Evet bu bir kurgu roman ancak romanda anlatılan sanat tarihi çalışmaları, tarihsel mekânlar, betimlerde adını vermediğim Paris’in en eski üniversitesi, Louvre Müzesi, Montmarte Tepesi, Sacre-Coeur Bazilikası, Montparnasse Mezarlığı, Waterloo Muharebe Alanı, Giyotinle idamların yapıldığı ve işçilerin emeklerini satmak için toplandıkları Greve Alanı, Pera Palas, Üsküdar’daki Cemile Sultan Korusu gibi mekânlar var. Hepsinin ismini veriyorum, badece bir mekânın ismini yazmadım. Önceleri vardı sonra sildim. Biliyorsunuz romanda kapıcılar anlatılıyorsa kapıcılar, doktorlar anlatılıyorsa, tabipler itiraz ediyorlar. Oysa bir roman sadece bir koman, kurgu sadece kurgudur. Bu tip itirazları önlemek adına o tek mekânın adından vazgeçtim. Bu nedenle kurgusal öyküyü, gerçek mekânlara taşıdım.

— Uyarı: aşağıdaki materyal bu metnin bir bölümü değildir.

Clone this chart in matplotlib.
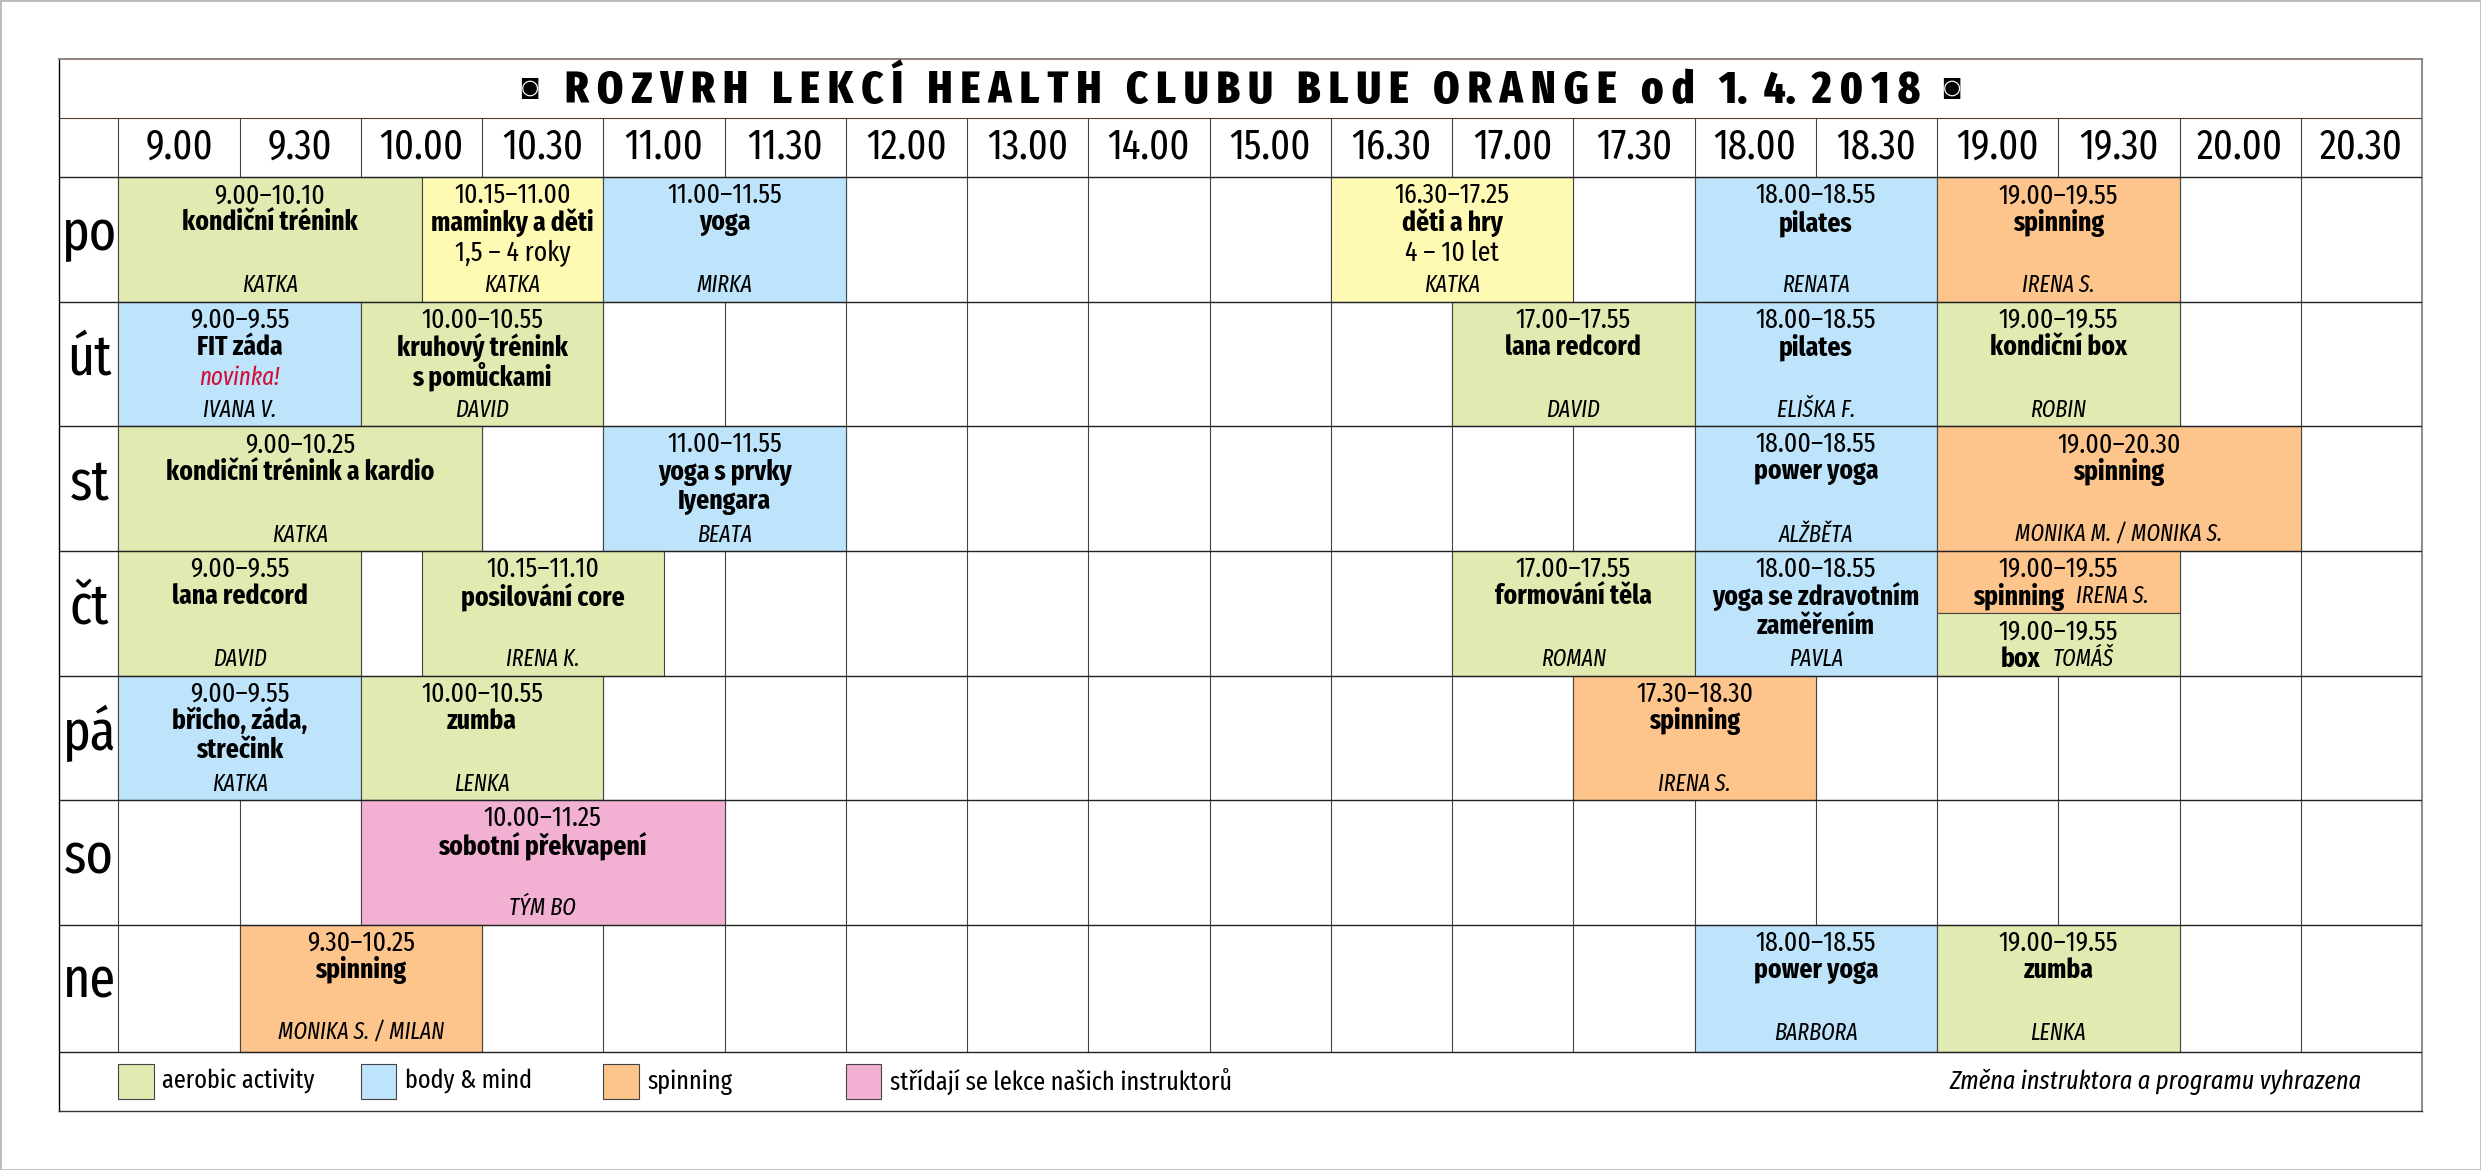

Ferehfeza bu bakımından çoklu okumaya yapılabilecek bir roman. Hatta benim sizinle yaptığım söyleşiler, sizin sanat kurumlarına imza günlerindeki söyleşileriniz de romana ayrı bir derinlik katıyor. Okurken Alaz’ı mı yoksa sizi mi okuyorum gibi bir duyguya da kapıldım. Gustave Flaubert ilk romanı “Madam Bovary”yi 1856’da yayımladığında Time dergisi tarafından 2007’de Tüm Zamanların En İyi On Kitabı listesinde yer alır. Dönemin önemli devrim niteliğindeki bir kitaptır. Flaubert Madame Bovary’yi yazdığı, ahlak dışılığı, sapkınlığı savunduğu suçlaması ile hakkında açılan bir davada, Madame Bovary adındaki namus cellâtlığı yapan bu kadının kim olduğunu açıklamasını istediğinde, yapıtının ardında durarak ‘Madame Bovary benim!’dediğini biliriz. Ben o kadar ileri gitmeyeyim, haddimi aşmayayım. Yazarların ilk romanları otobiyografiktir derler, benim hiçbir zaman olmadı, ama şunu rahatlıkla söyleyebilirim Ferahfeza’nın düşsel kahramanı Alaz benden çok şey taşıyor, Alaz galiba biraz da benim.